I was recently reading some texts on Thom classes and the Thom isomorphism (e.g. Differential Forms in Algebraic Topology by Bott and Tu). There it is stated that one of the defining characteristics of the Thom class of a rank-$n$ vector bundle $\pi:E\rightarrow M$ is that it restricts to a generator of the cohomology group $H^n_c(F_x)\cong H^n(S^n)$ for all $x\in M$, where I used the fact that compactly supported cohomology is isomorphic to ordinary cohomology of the one-point compactification.

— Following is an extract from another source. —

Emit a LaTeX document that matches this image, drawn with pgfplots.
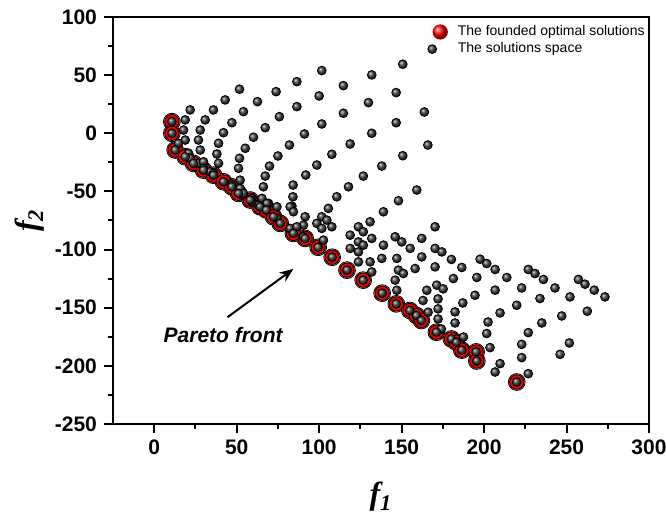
\documentclass[border=0pt]{standalone}
\usepackage{pgfplots}
\pgfplotsset{compat=1.18}
\usepackage{pgfplotstable}
\usepackage{fontspec}
\setmainfont{Liberation Sans}
\newfontfamily\labelfont{Liberation Serif}
\usetikzlibrary{arrows.meta}

% Pareto-optimal points found by the optimiser
\pgfplotstableread{
f1 f2
10.7 10.0
10.7 0.0
12.7 -14.4
18.8 -20.2
23.8 -25.9
29.9 -31.7
35.9 -36.0
42.0 -41.7
47.0 -46.0
51.1 -51.7
58.2 -57.4
64.2 -63.2
68.0 -66.0
72.3 -71.8
76.4 -77.5
84.4 -86.1
91.5 -90.4
99.4 -98.0
107.9 -106.6
116.9 -117.7
126.7 -126.3
138.2 -137.5
146.8 -146.7
155.0 -152.4
159.0 -156.7
162.0 -161.0
171.1 -171.1
180.2 -176.9
183.2 -179.7
186.5 -186.5
195.2 -188.0
195.6 -195.8
219.8 -213.9
}\frontdata

% Whole evaluated solution space
\pgfplotstableread{
f1 f2
21.8 20.1
18.8 11.5
17.8 2.8
18.8 -5.8
35.9 20.1
30.9 11.5
27.9 2.8
26.8 -5.8
27.9 -14.4
43.0 28.7
47.1 9.1
42.0 0.5
39.0 -8.6
38.0 -17.8
39.0 -25.8
51.7 37.9
54.1 18.6
60.2 -3.4
55.2 -12.9
51.7 -21.5
51.1 -30.1
73.9 35.8
62.6 27.2
75.9 14.3
67.3 4.8
82.0 -10.1
75.0 -19.5
69.9 -28.2
67.3 -36.8
86.5 44.4
86.5 22.9
101.6 53.9
131.9 50.2
150.7 59.4
114.7 41.0
100.0 32.1
129.9 26.4
146.7 35.0
163.8 18.3
114.7 17.2
101.6 8.0
146.7 9.1
131.9 0.0
91.1 -0.6
118.8 -9.2
107.7 -18.1
165.9 -10.1
150.7 -19.3
98.6 -27.3
138.0 -28.2
91.9 -35.9
126.8 -36.8
117.8 -46.0
110.7 -54.6
105.6 -64.6
101.6 -71.8
104.7 -74.7
98.6 -77.5
101.6 -81.8
91.5 -71.8
90.5 -79.0
107.7 -80.4
102.6 -91.9
123.8 -80.4
126.8 -84.7
130.9 -76.1
131.9 -90.4
118.8 -87.6
123.8 -93.4
126.8 -96.2
118.8 -99.0
123.8 -102.0
123.8 -110.6
130.9 -110.6
139.0 -67.5
148.1 -58.0
159.2 -48.8
139.0 -96.2
138.0 -107.6
131.9 -119.2
146.1 -89.0
150.1 -93.4
155.2 -99.0
162.2 -90.4
170.3 -80.4
147.1 -107.6
148.1 -117.7
151.1 -120.6
158.2 -116.3
162.2 -106.3
170.3 -99.0
174.4 -102.0
170.3 -114.9
146.1 -126.3
147.1 -135.0
165.3 -135.0
171.3 -130.6
180.2 -108.5
186.5 -115.4
197.6 -108.3
201.6 -112.0
206.7 -117.1
181.4 -124.9
195.6 -124.0
213.8 -124.0
226.8 -117.1
230.9 -120.6
236.0 -125.7
206.7 -134.9
222.8 -133.0
243.0 -133.0
194.5 -139.3
257.2 -125.7
261.2 -129.8
266.8 -134.9
233.9 -142.1
252.1 -140.7
273.3 -140.7
175.2 -133.8
187.1 -145.9
219.8 -147.9
182.4 -153.6
209.7 -154.5
247.1 -157.1
262.6 -153.0
182.4 -163.1
202.4 -162.3
235.0 -163.1
226.8 -171.4
201.6 -172.2
251.7 -180.3
187.5 -175.2
222.8 -181.5
203.6 -184.3
246.1 -190.1
222.8 -192.9
209.7 -198.1
206.7 -205.3
226.8 -206.7
163.0 -143.8
166.1 -153.9
172.1 -142.4
172.1 -151.0
172.1 -159.7
174.1 -168.3
66.2 -46.0
63.2 -61.7
69.3 -60.3
74.4 -63.2
84.1 -54.6
83.5 -62.6
84.2 -44.5
82.4 -81.8
86.5 -80.4
47.1 -44.5
52.1 -47.4
53.2 -53.1
59.2 -56.0
67.3 -64.6
74.4 -73.2
14.7 -8.6
20.8 -17.2
21.8 -21.5
26.8 -25.8
29.9 -24.5
29.9 -30.1
33.9 -33.1
35.9 -34.4
54.1 -51.7
59.2 -58.9
65.3 -56.0
68.3 -60.3
82.4 -63.2
84.4 -67.5
90.5 -89.0
52.1 -40.3
}\spacedata

\begin{document}
\begin{tikzpicture}
\useasboundingbox (-56.5pt,-45pt) rectangle (276.5pt,212pt);
\begin{axis}[
  at={(0pt,0pt)}, anchor=south west,
  scale only axis, width=268pt, height=203.5pt,
  xmin=-25, xmax=300, ymin=-250, ymax=100,
  xtick={0,50,...,300}, ytick={-250,-200,...,100},
  minor x tick num=1, minor y tick num=1,
  tick align=outside, xtick pos=bottom, ytick pos=left,
  major tick length=4.5pt, minor tick length=2.5pt,
  every tick/.style={black, line width=1pt},
  axis line style={line width=1pt},
  /pgf/number format/assume math mode=true,
  tick label style={font=\fontsize{10.5}{12}\selectfont\bfseries},
  xlabel={\labelfont\bfseries\itshape f\textsubscript{1}},
  ylabel={\labelfont\bfseries\itshape f\textsubscript{2}},
  label style={font=\fontsize{16}{18}\selectfont},
  xlabel style={at={(axis description cs:0.5,0)}, anchor=center, yshift=-36.5pt},
  ylabel style={at={(axis description cs:0,0.5)}, anchor=center, yshift=41.5pt},
  legend style={draw=none, fill=none, at={(axis description cs:1,1)}, anchor=north east,
    xshift=3pt, font=\fontsize{7}{8}\selectfont, legend cell align=left,
    row sep=-2pt, column sep=3pt},
]
% soft halo under the optimal points
\addplot[only marks, mark=*, mark size=4.2pt, mark options={fill=red!45!white, draw=none}, forget plot]
  table[x=f1, y=f2] {\frontdata};
\addplot[only marks, mark=*, mark size=3.6pt, mark options={fill=red!92!black, draw=none},
  legend image code/.code={\node[circle, ball color=red, inner sep=0pt, minimum size=7.6pt] at (0.3cm,0cm) {};}]
  table[x=f1, y=f2] {\frontdata};
\addlegendentry{The founded optimal solutions}
\addplot[only marks, mark=ball, mark size=2.2pt, mark options={ball color=black!75, draw=none}]
  table[x=f1, y=f2] {\spacedata};
\addlegendentry{The solutions space}
\addplot[only marks, mark=ball, mark size=2.2pt, mark options={ball color=black!75, draw=none}, forget plot]
  table[x=f1, y=f2] {\frontdata};

\draw[-{Stealth[length=7pt,width=5.5pt]}, line width=1pt] (axis cs:44.4,-158.2) -- (axis cs:84.4,-116.6);
\node[font=\fontsize{10.5}{12}\selectfont\bfseries\itshape] at (axis cs:41.8,-173.7) {Pareto front};
\end{axis}
\end{tikzpicture}
\end{document}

Now, on the other hand some authors state the theorem in terms of $H^n(\mathbb{R}^n, \mathbb{R}^n\backslash\{0\})$ which is isomorphic to $H^{n-1}(S^{n-1})$ by a long exact sequence. As such state the existence of a Thom class in terms of fundamental classes and orientations (which makes it useful for a generalization to other orientation with respect to generalized cohomology theory). In fact, Hatcher states both formulations.
Obviously, on the level of groups, the two paragraphs are equivalent since both groups are $\mathbb{Z}$. But I fail to see the cohomological/geometrical equivalence except for the fact that the pair $(\mathbb{R}^n, \mathbb{R}^n\backslash\{0\})\approx (D^n, \partial D^n)$ can give rise to either of the groups (one by a long exact sequence as already stated and the other through the quotient $D^n/\partial D^n$. Intuitively this means that an orientation of the sphere $S^{n-1}$ is equivalent to an orientation of the sphere $S^n$ due to an inclusion of the equator (I guess?)
Is this last paragraph the right way to obtain a relation between the different formulations? (My apologies if the formulation of my question is a bit confusing. This would be due to my own confusion.)